The exhibition takes the history of Malaga as its point of departure. During the 19th century, this small island off the coast of Maine, USA, was home to an ethnically-mixed community. In 1912, on the orders of the state governor, Malaga’s inhabitants were forcibly removed to the mainland. They were offered no housing, jobs or support.
Amalgam presents sculpture, installation, film and dance that respond to this history. Highlights include a new film, Dance of Malaga 2019, which features the choreography of acclaimed American dancer, Kyle Abraham. Gates’s musical collective, The Black Monks provide the film’s score. Their blues and gospel-inspired sound can be heard throughout the exhibition, continuing into an immersive ‘forest’ installation.

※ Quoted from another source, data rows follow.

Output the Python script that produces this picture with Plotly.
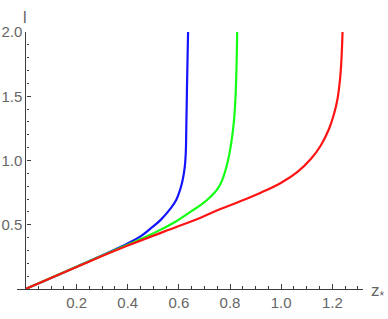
import plotly.graph_objects as go

# Data
z_blue = [0, 0.2, 0.4, 0.45, 0.488, 0.53, 0.567, 0.59, 0.606, 0.615, 0.623, 0.627, 0.629, 0.632, 0.636]
l_blue = [0, 0.174, 0.355, 0.41, 0.468, 0.54, 0.625, 0.695, 0.78, 0.85, 0.95, 1.06, 1.25, 1.6, 2.0]

z_green = [0, 0.2, 0.4, 0.48, 0.527, 0.59, 0.645, 0.69, 0.724, 0.75, 0.769, 0.791, 0.805, 0.815, 0.822, 0.828]
l_green = [0, 0.173, 0.345, 0.415, 0.46, 0.527, 0.60, 0.66, 0.718, 0.775, 0.845, 0.99, 1.14, 1.3, 1.52, 2.0]

z_red = [0, 0.2, 0.4, 0.6, 0.685, 0.76, 0.84, 0.92, 1.0, 1.064, 1.116, 1.155, 1.187, 1.207, 1.22, 1.23, 1.236, 1.24]
l_red = [0, 0.172, 0.338, 0.49, 0.555, 0.62, 0.683, 0.749, 0.827, 0.912, 1.012, 1.117, 1.245, 1.365, 1.476, 1.63, 1.8, 2.0]

x_ticks = [0.2, 0.4, 0.6, 0.8, 1.0, 1.2]
x_ticklabels = ["0.2", "0.4", "0.6", "0.8", "1.0", "1.2"]
y_ticks = [0.5, 1.0, 1.5, 2.0]
y_ticklabels = ["0.5", "1.0", "1.5", "2.0"]

X_RANGE = [-0.033, 1.32]
Y_RANGE = [0, 2.0]
AXIS_COLOR = "#3c3c3c"
TEXT_COLOR = "#666666"
FONT = "Liberation Sans, Arial, sans-serif"

fig = go.Figure()
for zs, ls, col in [(z_blue, l_blue, "#1414ff"), (z_green, l_green, "#14ff14"), (z_red, l_red, "#ff1414")]:
    fig.add_trace(go.Scatter(x=zs, y=ls, mode="lines",
                             line=dict(color=col, width=2.2, shape="spline", smoothing=1.2),
                             showlegend=False, hoverinfo="skip"))

ypos = (0 - X_RANGE[0]) / (X_RANGE[1] - X_RANGE[0])

fig.update_layout(
    width=388, height=319,
    margin=dict(l=17, r=25, t=32, b=30),
    paper_bgcolor="white", plot_bgcolor="white",
    font=dict(family=FONT, size=15, color=TEXT_COLOR),
    xaxis=dict(range=X_RANGE, showgrid=False, zeroline=False, automargin=False,
               showline=True, linecolor=AXIS_COLOR, linewidth=1.3,
               ticks="inside", ticklen=4.5, tickwidth=1, tickcolor=AXIS_COLOR,
               tickvals=x_ticks, ticktext=x_ticklabels,
               minor=dict(dtick=0.05, tick0=0, ticks="inside", ticklen=2.5, tickcolor=AXIS_COLOR, tickwidth=1),
               tickfont=dict(size=15, color=TEXT_COLOR)),
    yaxis=dict(range=Y_RANGE, showgrid=False, zeroline=False, automargin=False,
               anchor="free", position=ypos,
               showline=True, linecolor=AXIS_COLOR, linewidth=1.3,
               ticks="inside", ticklen=4.5, tickwidth=1, tickcolor=AXIS_COLOR,
               tickvals=y_ticks, ticktext=y_ticklabels,
               minor=dict(dtick=0.1, tick0=0, ticks="inside", ticklen=2.5, tickcolor=AXIS_COLOR, tickwidth=1),
               tickfont=dict(size=15, color=TEXT_COLOR)),
)

fig.add_annotation(x=0, y=2.0, xref="x", yref="y", text="l", showarrow=False,
                   xanchor="center", yanchor="bottom", yshift=4,
                   font=dict(size=16, color=TEXT_COLOR, family=FONT))
fig.add_annotation(x=1, y=0, xref="paper", yref="y", text="z<sub>*</sub>", showarrow=False,
                   xanchor="left", yanchor="middle", xshift=6, yshift=-3,
                   font=dict(size=17, color=TEXT_COLOR, family=FONT))

fig.write_html("out.html", config={"displayModeBar": False},
               post_script="document.body.style.margin='0';document.body.style.overflow='hidden';")
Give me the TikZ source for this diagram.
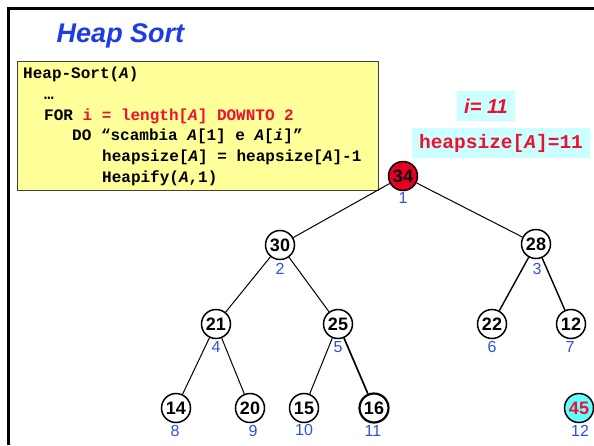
\documentclass[tikz,border=0pt]{standalone}
\usepackage{fontspec}
\setmainfont{Liberation Sans}
\newfontfamily\codefont{Liberation Mono}
\definecolor{titleblue}{RGB}{30,60,230}
\definecolor{idxblue}{RGB}{45,80,225}
\definecolor{hred}{RGB}{238,16,48}
\definecolor{codeyellow}{RGB}{255,255,153}
\definecolor{boxcyan}{RGB}{204,255,255}
\definecolor{leafcyan}{RGB}{102,255,255}
\definecolor{rootred}{RGB}{232,0,36}
\tikzset{
  code/.style={inner sep=0pt, anchor=base west, font=\codefont\fontsize{16}{18}\selectfont\bfseries},
  tnode/.style={circle, draw, line width=1.5pt, fill=white, minimum size=29pt, inner sep=0pt,
    font=\fontsize{18}{20}\selectfont\bfseries},
  idx/.style={inner sep=0pt, text=idxblue, font=\fontsize{16}{17}\selectfont},
  edge/.style={line width=1pt},
  infobox/.style={fill=boxcyan, inner sep=0pt, minimum height=30pt}
}
\begin{document}
\begin{tikzpicture}[x=1pt,y=-1pt]
\useasboundingbox (0,0) rectangle (594,445);
% frame
\draw[line width=3pt] (8.5,445) -- (8.5,8.5) -- (594,8.5);
% title
\node[text=titleblue, font=\fontsize{27}{30}\selectfont\bfseries\itshape, inner sep=0pt] (title) at (120.5,36) {Heap Sort};
% code box
\node[draw=black!75, line width=0.8pt, fill=codeyellow, minimum width=361pt, minimum height=129pt, inner sep=0pt] (codebox) at (197.5,125.5) {};
\node[code] (c1) at (23,78) {Heap-Sort(\textit{A})};
\node[code] (c2) at (44,99.5) {…};
\node[code] (c3) at (44,120) {FOR \textcolor{hred}{i = length[\textit{A}] DOWNTO 2}};
\node[code] (c4) at (72,140.5) {DO “scambia \textit{A}[1] e \textit{A}[\textit{i}]”};
\node[code] (c5) at (102,161) {heapsize[\textit{A}] = heapsize[\textit{A}]-1};
\node[code] (c6) at (102,182) {Heapify(\textit{A},1)};
% info boxes
\node[infobox, minimum width=58pt, text=hred, font=\fontsize{20}{22}\selectfont\bfseries\itshape] (ibox) at (486,106) {i= 11};
\node[infobox, minimum width=178pt, text=hred, font=\codefont\fontsize{19.5}{21}\selectfont\bfseries] (hbox) at (501,143) {heapsize[\textit{A}]=11};
% tree nodes
\node[tnode, fill=rootred] (n1) at (403,176) {34};
\node[tnode] (n2) at (280,245) {30};
\node[tnode] (n3) at (536,244) {28};
\node[tnode] (n4) at (216,324) {21};
\node[tnode] (n5) at (338,324) {25};
\node[tnode] (n6) at (492,324) {22};
\node[tnode] (n7) at (571,324) {12};
\node[tnode] (n8) at (176,408) {14};
\node[tnode] (n9) at (250,408) {20};
\node[tnode] (n10) at (304,408) {15};
\node[tnode, line width=2.2pt] (n11) at (374,408) {16};
\node[tnode, fill=leafcyan, text=hred] (n12) at (579,408) {45};
% edges
\draw[edge] (n1) -- (n2);
\draw[edge] (n1) -- (n3);
\draw[edge] (n2) -- (n4);
\draw[edge] (n2) -- (n5);
\draw[edge, line width=1.4pt] (n3) -- (n6);
\draw[edge, line width=1.4pt] (n3) -- (n7);
\draw[edge] (n4) -- (n8);
\draw[edge] (n4) -- (n9);
\draw[edge] (n5) -- (n10);
\draw[edge, line width=1.7pt] (n5) -- (n11);
% indices
\node[idx] (i1) at (403,198) {1};
\node[idx] (i2) at (280,269) {2};
\node[idx] (i3) at (537,269) {3};
\node[idx] (i4) at (216,347) {4};
\node[idx] (i5) at (338,347) {5};
\node[idx] (i6) at (492,347) {6};
\node[idx] (i7) at (570,347) {7};
\node[idx] (i8) at (175,431) {8};
\node[idx] (i9) at (253,431) {9};
\node[idx] (i10) at (304,430) {10};
\node[idx] (i11) at (373,431) {11};
\node[idx] (i12) at (580,431) {12};
\end{tikzpicture}
\end{document}
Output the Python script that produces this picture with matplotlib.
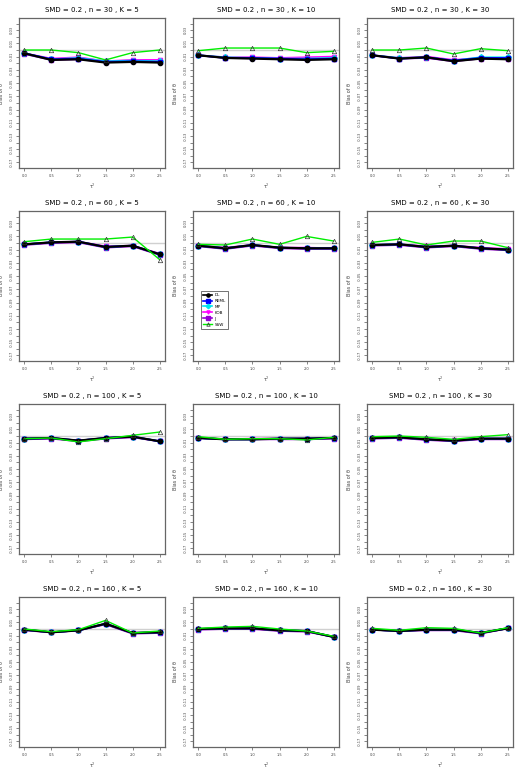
import numpy as np
import matplotlib
matplotlib.use("Agg")
import matplotlib.pyplot as plt

# x values (tau^2) and panel settings
tau2 = [0.0, 0.5, 1.0, 1.5, 2.0, 2.5]
n_vals = [30, 60, 100, 160]
k_vals = [5, 10, 30]

# bias values, one row per panel (row-major: n, then K)
dl = [
    [-0.005, -0.015, -0.014, -0.019, -0.018, -0.019],
    [-0.008, -0.012, -0.013, -0.014, -0.015, -0.014],
    [-0.008, -0.013, -0.011, -0.017, -0.013, -0.014],
    [-0.002, 0.001, 0.002, -0.006, -0.004, -0.017],
    [-0.004, -0.008, -0.003, -0.007, -0.008, -0.008],
    [-0.003, -0.002, -0.006, -0.004, -0.008, -0.010],
    [-0.004, -0.003, -0.007, -0.003, -0.001, -0.008],
    [-0.003, -0.005, -0.005, -0.004, -0.004, -0.003],
    [-0.003, -0.002, -0.005, -0.007, -0.004, -0.004],
    [-0.001, -0.005, -0.002, 0.008, -0.006, -0.005],
    [0.000, 0.001, 0.001, -0.002, -0.003, -0.012],
    [-0.001, -0.003, -0.001, -0.001, -0.006, 0.001],
]
reml = [
    [-0.005, -0.014, -0.013, -0.018, -0.017, -0.018],
    [-0.008, -0.012, -0.012, -0.013, -0.014, -0.013],
    [-0.008, -0.013, -0.011, -0.016, -0.012, -0.012],
    [-0.002, 0.001, 0.002, -0.006, -0.004, -0.017],
    [-0.004, -0.008, -0.003, -0.007, -0.008, -0.008],
    [-0.003, -0.002, -0.006, -0.004, -0.008, -0.010],
    [-0.004, -0.003, -0.007, -0.003, -0.001, -0.008],
    [-0.003, -0.005, -0.005, -0.004, -0.004, -0.003],
    [-0.003, -0.002, -0.005, -0.007, -0.004, -0.004],
    [-0.001, -0.005, -0.002, 0.008, -0.006, -0.005],
    [0.000, 0.001, 0.001, -0.002, -0.003, -0.012],
    [-0.001, -0.003, -0.001, -0.001, -0.006, 0.001],
]
mp = [
    [-0.005, -0.014, -0.012, -0.017, -0.016, -0.017],
    [-0.008, -0.011, -0.012, -0.013, -0.013, -0.012],
    [-0.008, -0.012, -0.011, -0.016, -0.011, -0.011],
    [-0.002, 0.001, 0.002, -0.006, -0.004, -0.017],
    [-0.004, -0.008, -0.003, -0.007, -0.008, -0.008],
    [-0.003, -0.002, -0.006, -0.004, -0.008, -0.010],
    [-0.004, -0.003, -0.007, -0.003, -0.001, -0.008],
    [-0.003, -0.005, -0.005, -0.004, -0.004, -0.003],
    [-0.003, -0.002, -0.005, -0.007, -0.004, -0.004],
    [-0.001, -0.005, -0.002, 0.008, -0.006, -0.005],
    [0.000, 0.001, 0.001, -0.002, -0.003, -0.012],
    [-0.001, -0.003, -0.001, -0.001, -0.006, 0.001],
]
kob = [
    [-0.005, -0.013, -0.011, -0.017, -0.015, -0.015],
    [-0.008, -0.011, -0.011, -0.012, -0.011, -0.010],
    [-0.008, -0.012, -0.010, -0.015, -0.012, -0.012],
    [-0.002, 0.001, 0.002, -0.005, -0.004, -0.016],
    [-0.004, -0.007, -0.003, -0.007, -0.007, -0.008],
    [-0.003, -0.002, -0.005, -0.004, -0.007, -0.009],
    [-0.004, -0.003, -0.007, -0.003, -0.001, -0.008],
    [-0.003, -0.005, -0.004, -0.004, -0.004, -0.003],
    [-0.003, -0.002, -0.005, -0.006, -0.004, -0.004],
    [-0.001, -0.005, -0.002, 0.008, -0.006, -0.005],
    [0.000, 0.001, 0.001, -0.002, -0.003, -0.012],
    [-0.001, -0.003, -0.001, -0.001, -0.006, 0.001],
]
j = [
    [-0.006, -0.015, -0.014, -0.018, -0.017, -0.017],
    [-0.008, -0.012, -0.012, -0.013, -0.013, -0.013],
    [-0.008, -0.013, -0.012, -0.017, -0.013, -0.013],
    [-0.003, 0.000, 0.001, -0.007, -0.005, -0.018],
    [-0.005, -0.009, -0.004, -0.008, -0.009, -0.009],
    [-0.004, -0.003, -0.007, -0.005, -0.009, -0.011],
    [-0.005, -0.004, -0.008, -0.004, -0.002, -0.008],
    [-0.003, -0.005, -0.005, -0.005, -0.005, -0.004],
    [-0.004, -0.003, -0.006, -0.008, -0.005, -0.005],
    [-0.002, -0.005, -0.002, 0.007, -0.007, -0.006],
    [-0.001, 0.000, 0.000, -0.003, -0.004, -0.012],
    [-0.001, -0.003, -0.002, -0.002, -0.007, 0.001],
]
ssw = [
    [0.000, 0.000, -0.004, -0.015, -0.004, 0.000],
    [-0.001, 0.003, 0.003, 0.003, -0.004, -0.002],
    [0.000, 0.000, 0.003, -0.006, 0.002, -0.001],
    [0.002, 0.006, 0.006, 0.006, 0.009, -0.025],
    [-0.002, -0.003, 0.006, -0.002, 0.010, 0.003],
    [0.001, 0.006, -0.003, 0.003, 0.003, -0.007],
    [-0.004, -0.003, -0.009, -0.004, 0.001, 0.006],
    [-0.001, -0.005, -0.004, -0.004, -0.006, -0.002],
    [-0.001, 0.000, -0.002, -0.005, -0.001, 0.002],
    [0.000, -0.004, -0.001, 0.013, -0.006, -0.003],
    [0.001, 0.003, 0.004, 0.000, -0.003, -0.011],
    [0.001, -0.002, 0.002, 0.001, -0.006, 0.002],
]

methods = ["DL", "REML", "MP", "KOB", "J", "SSW"]
series = [dl, reml, mp, kob, j, ssw]
colors = ["black", "#0000ff", "#00e5ee", "#ff00ff", "#9400d3", "#00ee00"]
markers = ["o", "s", "D", "v", "s", "^"]
draw_order = [4, 3, 2, 1, 0, 5]

fig = plt.figure(figsize=(5.25, 7.7), dpi=100)
frame_col = "#666666"
yticks = np.round(np.arange(-0.17, 0.0401, 0.01), 2)

for r, n in enumerate(n_vals):
    for c, k in enumerate(k_vals):
        p = r * 3 + c
        left = [19, 193, 367][c] / 525
        bottom = 1 - (18 + 193 * r + 150) / 770
        ax = fig.add_axes([left, bottom, 146 / 525, 150 / 770])
        ax.axhline(0, color="#d0d0d0", lw=1.0, zorder=1)
        for m in draw_order:
            if m == 5:
                ax.plot(tau2, series[m][p], color=colors[m], lw=1.0, marker=markers[m],
                        ms=3.2, mfc="none", mec="#333333", mew=0.5, zorder=4)
            else:
                ax.plot(tau2, series[m][p], color=colors[m], lw=1.6 if m == 0 else 1.3,
                        marker=markers[m], ms=3.0, mec=colors[m], zorder=3)
        ax.set_xlim(-0.1, 2.6)
        ax.set_ylim(-0.17 - 0.0084, 0.04 + 0.0084)
        ax.set_xticks(tau2)
        ax.set_xticklabels([f"{v:.1f}" for v in tau2])
        ax.set_yticks(yticks)
        ax.set_yticklabels([f"{v:.2f}" if i % 2 == 0 else "" for i, v in enumerate(yticks)],
                           rotation=90, va="center")
        ax.tick_params(axis="both", labelsize=2.6, length=2, width=0.5, colors="#555555",
                       pad=2, labelcolor="#444444")
        for s in ax.spines.values():
            s.set_color(frame_col)
            s.set_linewidth(0.9)
        ax.set_title(f"SMD = 0.2 , n = {n} , K = {k}", fontsize=5.0, pad=4)
        ax.set_xlabel("τ$^2$", fontsize=3.5, labelpad=3, color="#444444")
        ax.set_ylabel("Bias of θ", fontsize=3.5, labelpad=4, color="#444444")
        if p == 4:
            handles = []
            for m in range(6):
                if m == 5:
                    h, = ax.plot([], [], color=colors[m], lw=1.0, marker=markers[m], ms=2.5,
                                 mfc="none", mec="#333333", mew=0.5)
                else:
                    h, = ax.plot([], [], color=colors[m], lw=1.2, marker=markers[m], ms=2.3,
                                 mec=colors[m])
                handles.append(h)
            leg = ax.legend(handles, methods, loc="upper left", bbox_to_anchor=(0.04, 0.48),
                            fontsize=3.0, frameon=True, fancybox=False, handlelength=2.2,
                            borderpad=0.5, labelspacing=0.45, handletextpad=0.6)
            leg.get_frame().set_edgecolor("#333333")
            leg.get_frame().set_linewidth(0.6)

fig.savefig("out.png", dpi=100)
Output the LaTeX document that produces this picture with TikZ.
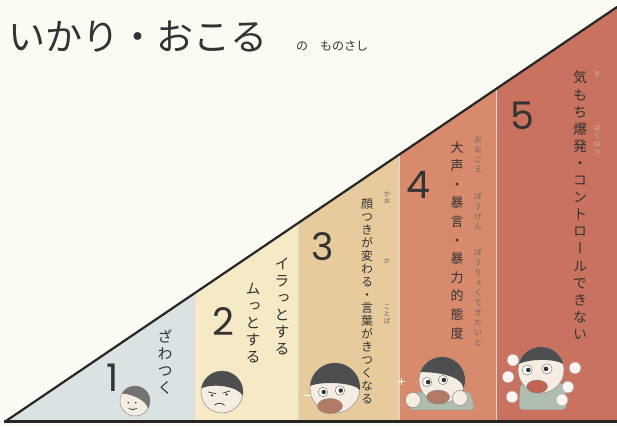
\documentclass[tikz,border=0pt]{standalone}
\usepackage{fontspec}
\setmainfont{Noto Sans CJK JP}
\newfontfamily\tatefont[RawFeature=+vert]{Noto Sans CJK JP}
\newfontfamily\numfont{Poppins}
\usetikzlibrary{positioning}

\definecolor{bg}{HTML}{FBFBF4}
\definecolor{lv1}{HTML}{DBE2E3}
\definecolor{lv2}{HTML}{F6EAC6}
\definecolor{lv3}{HTML}{E7CB9C}
\definecolor{lv4}{HTML}{D78A6C}
\definecolor{lv5}{HTML}{C8725F}
\definecolor{ink}{HTML}{333333}
\definecolor{skinc}{HTML}{F5EDE2}
\definecolor{hairc}{HTML}{4E4E4E}
\definecolor{shirtc}{HTML}{AFBDAE}
\definecolor{mouthc}{HTML}{B27B66}

% one character per line, top to bottom
\newcommand\tatebox[2]{\vbox{\baselineskip=#1\lineskiplimit=-100pt\tatestep#2\relax}}
\def\tatestep#1{\ifx\relax#1\else\hbox to 1em{\hss#1\hss}\expandafter\tatestep\fi}

\begin{document}
\begin{tikzpicture}[x=1pt,y=1pt,
  tate/.style={inner sep=0pt, anchor=north, text=ink, font=\tatefont},
  ruby/.style={inner sep=0pt, text=ink!75, font=\tatefont},
  num/.style={inner sep=0pt, text=ink, font=\numfont\fontsize{38}{38}\selectfont},
  slope/.style={draw=black!85, line width=2.2pt, line cap=round},
  sep/.style={draw=black!15, line width=0.6pt},
  skin/.style={fill=skinc, draw=black!45, line width=0.5pt},
  hair/.style={fill=hairc},
  feat/.style={draw=ink, line width=0.7pt, line cap=round},
  eye/.style={fill=white, draw=black!60, line width=0.4pt},
  shirt/.style={fill=shirtc, draw=black!35, line width=0.4pt},
  puff/.style={fill=white!92!lv5, draw=black!30, line width=0.4pt}]
\useasboundingbox (0,0) rectangle (617,426);
\fill[bg] (0,0) rectangle (617,426);

% coloured bands under the slope
\begin{scope}
\clip (6,5) -- (617,5) -- (617,419) -- cycle;
\fill[lv1] (6,0) rectangle (194,426);
\fill[lv2] (194,0) rectangle (298,426);
\fill[lv3] (298,0) rectangle (399,426);
\fill[lv4] (399,0) rectangle (496,426);
\fill[lv5] (496,0) rectangle (617,426);
\foreach \x in {194,298,399,496}
  \draw[sep] (\x,0) -- (\x,426);
\end{scope}
\draw[slope] (6,5) -- (617,419);
\draw[black!85, line width=3pt] (4,4.5) -- (617,4.5);

% heading
\node[anchor=west, inner sep=0pt, text=ink, font=\fontsize{37}{37}\selectfont] (title) at (8,389) {いかり・おこる};
\node[anchor=west, inner sep=0pt, text=ink, font=\fontsize{12}{12}\selectfont] (sub) at (296,380) {の　ものさし};

% level numbers
\node[num] (n1) at (113,48) {1};
\node[num] (n2) at (223,104) {2};
\node[num] (n3) at (323,179) {3};
\node[num] (n4) at (418,241) {4};
\node[num] (n5) at (522,310) {5};

% vertical labels
\node[tate] (t1) at (165,96) {\fontsize{15}{15}\selectfont\tatebox{17pt}{ざわつく}};
\node[tate] (t2a) at (282,168) {\fontsize{15}{15}\selectfont\tatebox{17pt}{イラっとする}};
\node[tate] (t2b) at (253,143) {\fontsize{15}{15}\selectfont\tatebox{17pt}{ムっとする}};
\node[tate] (t3) at (367,228) {\fontsize{12}{12}\selectfont\tatebox{13pt}{顔つきが変わる・言葉がきつくなる}};
\node[tate] (t4) at (457,285) {\fontsize{13}{13}\selectfont\tatebox{18.6pt}{大声・暴言・暴力的態度}};
\node[tate] (t5) at (580,355) {\fontsize{14}{14}\selectfont\tatebox{17.1pt}{気もち爆発・コントロールできない}};

% furigana
\node[ruby] (r3a) at (387,228) {\fontsize{6.5}{6.5}\selectfont\tatebox{7pt}{かお}};
\node[ruby] (r3b) at (387,165) {\fontsize{6.5}{6.5}\selectfont\tatebox{7pt}{か}};
\node[ruby] (r3c) at (387,112) {\fontsize{6.5}{6.5}\selectfont\tatebox{7pt}{ことば}};
\node[ruby] (r4a) at (478,271) {\fontsize{7.5}{7.5}\selectfont\tatebox{10pt}{おおごえ}};
\node[ruby] (r4b) at (478,214) {\fontsize{7.5}{7.5}\selectfont\tatebox{10pt}{ぼうげん}};
\node[ruby] (r4c) at (478,128) {\fontsize{7.5}{7.5}\selectfont\tatebox{10pt}{ぼうりょくてきたいど}};
\node[ruby, text=ink!30] (r5a) at (597,352) {\fontsize{6.5}{6.5}\selectfont\tatebox{8pt}{き}};
\node[ruby, text=ink!30] (r5b) at (597,286) {\fontsize{6.5}{6.5}\selectfont\tatebox{8pt}{ばくはつ}};

% face 1
\begin{scope}[shift={(135,25)}, scale=15]
\filldraw[skin] (0,0) circle (1);
\fill[hair, fill=black!55] (150:1) arc (150:-30:1) .. controls (0.7,0.1) and (-0.2,0.45) .. cycle;
\fill[ink] (-0.45,-0.12) circle (0.06) (0.05,-0.12) circle (0.06);
\draw[feat] (-0.4,-0.5) .. controls (-0.25,-0.6) and (-0.05,-0.6) .. (0.1,-0.5);
\end{scope}

% face 2
\begin{scope}[shift={(222,34)}, scale=21]
\filldraw[skin] (0,0) circle (1);
\fill[hair] (170:1) arc (170:-10:1) .. controls (0.8,0.25) and (-0.4,0.45) .. cycle;
\draw[feat] (-0.65,0.0) -- (-0.3,-0.08) (0.05,-0.05) -- (0.38,0.05);
\fill[ink] (-0.48,-0.16) circle (0.06) (0.22,-0.12) circle (0.06);
\draw[feat] (-0.35,-0.62) .. controls (-0.2,-0.5) and (0,-0.5) .. (0.12,-0.64);
\end{scope}

% face 3
\begin{scope}[shift={(335,38)}, scale=25]
\filldraw[skin] (0,0) circle (1);
\fill[hair] (175:1) arc (175:-5:1) .. controls (0.8,0.2) and (-0.4,0.3) .. cycle;
\filldraw[eye] (-0.48,-0.16) circle (0.19) (0.2,-0.1) circle (0.19);
\fill[ink] (-0.45,-0.16) circle (0.09) (0.23,-0.1) circle (0.09);
\filldraw[fill=mouthc, draw=black!50, line width=0.4pt] (-0.2,-0.72) ellipse (0.5 and 0.3);
\draw[white, line width=1pt] (-1.25,-0.3) .. controls (-1.15,-0.2) and (-1.05,-0.4) .. (-0.95,-0.3);
\end{scope}

% face 4
\begin{scope}[shift={(442,46)}, scale=23]
\filldraw[shirt, rounded corners=4pt] (-1.4,-1.3) -- (-1.25,-0.55) -- (1.2,-0.5) -- (1.43,-1.3) -- cycle;
\filldraw[skin] (0,0) circle (1);
\fill[hair] (160:1) arc (160:-20:1) .. controls (0.8,0.25) and (-0.4,0.35) .. cycle;
\filldraw[eye] (-0.65,-0.09) circle (0.2) (0.04,0) circle (0.2);
\fill[ink] (-0.6,-0.09) circle (0.1) (0.08,0) circle (0.1);
\filldraw[fill=mouthc, draw=black!50, line width=0.4pt] (-0.17,-0.74) ellipse (0.5 and 0.3);
\filldraw[skin] (-1.26,-0.87) circle (0.33) (0.78,-0.78) circle (0.33);
\draw[white, line width=1.2pt] (-1.9,-0.08) -- (-1.6,-0.08) (-1.75,-0.23) -- (-1.75,0.07);
\end{scope}

% face 5
\begin{scope}[shift={(541,56)}, scale=23]
\filldraw[shirt, rounded corners=4pt] (-0.95,-1.72) -- (-0.9,-0.6) -- (1.05,-0.6) -- (1.1,-1.72) -- cycle;
\filldraw[skin] (0,0) circle (1);
\fill[hair] (165:1) arc (165:15:1) .. controls (0.6,0.5) and (-0.5,0.5) .. cycle;
\filldraw[eye] (-0.6,0.0) circle (0.22) (0.26,0.05) circle (0.22);
\fill[ink] (-0.55,0.0) circle (0.1) (0.22,0.05) circle (0.1);
\filldraw[fill=mouthc!80!red, draw=black!50, line width=0.4pt] (-0.17,-0.72) ellipse (0.45 and 0.28);
\foreach \p in {(1.48,0.09),(1.17,-0.74),(0.91,-1.3),(-1.22,0.43),(-1.43,-0.3),(-1.26,-1.17)}
  \filldraw[puff] \p circle (0.25);
\end{scope}
\end{tikzpicture}
\end{document}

Theaster Gates (b. 1973) is one of the world’s most socially engaged influential living artists. His practice is grounded in African-American history and culture, and in his own experience growing up on the South Side of Chicago. Slavery, industrial exploitation, and the Civil Rights Movement feature prominently in his sculptures, installations, and performances, into which he incorporates such materials as shoeshine stations and fire hoses. During the 2008 financial crisis, Gates decided to focus on fostering improvement through art. Starting in his own neighbourhood and expanding to other communities, he has effectively rejuvenated numerous abandoned buildings, transforming them into vibrant social hubs and cultural spaces.